The project term for Summer of Haskell is coming to a close. We’ll go over where we’re at, our expected upcoming progress and our plan for the future.
For this project to be successful, three (oversimplified) tasks are essential. (This is, of course, not an exhaustive list of what actually needs to be done either)
- Implement the necessary tweaks to the GHC build system to support WebAssembly
- Put together a repeatable setup for cross-compiling GHC using LLVM/Clang
- Put (2) and (1) together to successfully cross-compile GHC to WebAssembly, enhancing LLVM/Clang’s support for WebAssembly when necessary.
We’ve actually got (2) working. You can use our work to cross-compile GHC to ARM (aarch64-unknown-linux-gnu), and with a little elbow grease our work could be used to cross compile to RaspberryPi. We’ve tackled a lot of work related to (1) and (3). As far as development is concerned the two are pretty intertwined. The development process goes pretty much like so.
- Try to use our cross-compilation process to cross-compile GHC to Webassembly.
- Find the step at which the build breaks.
- Determine what makes this step in the build different from a build that targets ARM, and if the problem is with GHC or LLVM/Clang
- Fix the problem (easy right?)
We’ve had some nice surprises over the course of developing this project. GHC’s support for cross-compilation has, in some ways, been more robust than we initially though. Also, LLVM text IR from the LLVM version pinned by GHC’s LLVM Backend is forward-compatible with trunk LLVM. These two facts have resulted in us having to do far less direct manual labor with getting the runtime to build than we initially expected.
Our major issues over the course of this project have stemmed from four unfortunate truths.
- While GHC’s setup for cross-compilation is very functional, it isn’t perfect and can sometimes be hard to debug.
- WebAssembly represents a very unique paradigm, and making traditional cross-compilation tools/strategies target it sometimes results in unexpected challenges.
- Webassembly itself is very young.
- LLVM/Clang’s support for WebAssembly is even younger. It is not fully featured like Clang’s support for other targets, and is unstable.
Despite these issues, we’ve generally been able to solve problems as they come to us and make stable forward progess (not with quite the speed we would’ve initially hoped for unfortunately).

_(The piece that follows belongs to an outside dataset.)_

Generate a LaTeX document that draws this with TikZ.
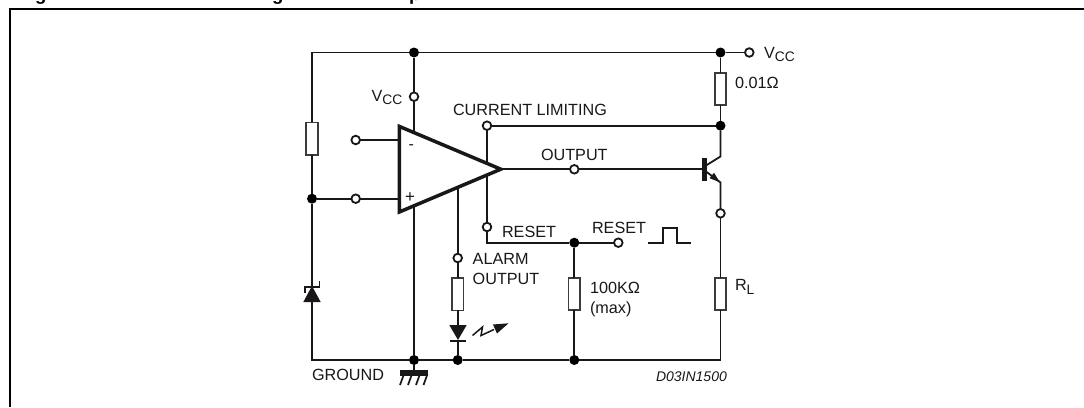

The WebAssembly team has been very helpful and informative throughout this project. In fact, much of the core WebAssembly Team also works directly on developing LLVM/Clang’s WebAssembly support so they’ve been able to help us with pure WebAssembly related issues and Clang related issues (this can be a double-edged sword however since their efforts are split).
Our current blocking issue in the build process can be found here.
We didn’t expect this project to be at a ‘finished’ state at the end of the term, but we did hope to reach a higher stage of completion.
That said, the main contributors to this project (myself and my project mentor) are both personally committed to seeing WebGHC become production-ready, and plan to dedicate similar amounts of time to the project after the term as during the term. Here are some of the next major checkpoints for the project
- Get the GHC build process to complete successfully for a cross compilation targeting WebAssembly.
- Implement the syscalls necessary for a Haskell ‘hello world’ to work using WebGHC and ensure WebGHC actually produces working WebAssembly.
- Implement all remaining syscalls.
- Package up WebGHC in a way that is easy-to-use for non-nix users.
- Get advanced features like Template Haskell working
- Build up higher-level, useful development software on and around WebGHC
Getting the build to complete will produce a ‘valid’ GHC stage one executable, but not a working one. The GHC RTS needs to interface with working syscalls. Syscalls will be implemented once cross compilation build process is mastered. Therefore, as of right now, (1) and (2) are our main priorities in the short term.
As a part of the program I (the student developer on WebGHC) have become far more familiar wth (and involved in) the Haskell community, and the open source development community in general. With my time spent familiarizing myself with GHC, I’ve gained an increased ability to contribute to GHC in the future and an improved understanding of how the language actually works.
My time learning about and working with Nix, and NixOS has further enhanced my ability to produce useful software in a functional paradigm. I’ve also learned a good deal about LLVM, and WebAssembly.
In all, WebGHC’s participation in the Summer of Haskell has been a resounding success with one exception. The raw number of lines of code I’ve produced is still too low for my liking, this will be resolved as the project moves forward and steps like syscall implementation are reached.
I look forward to continuing work on the project.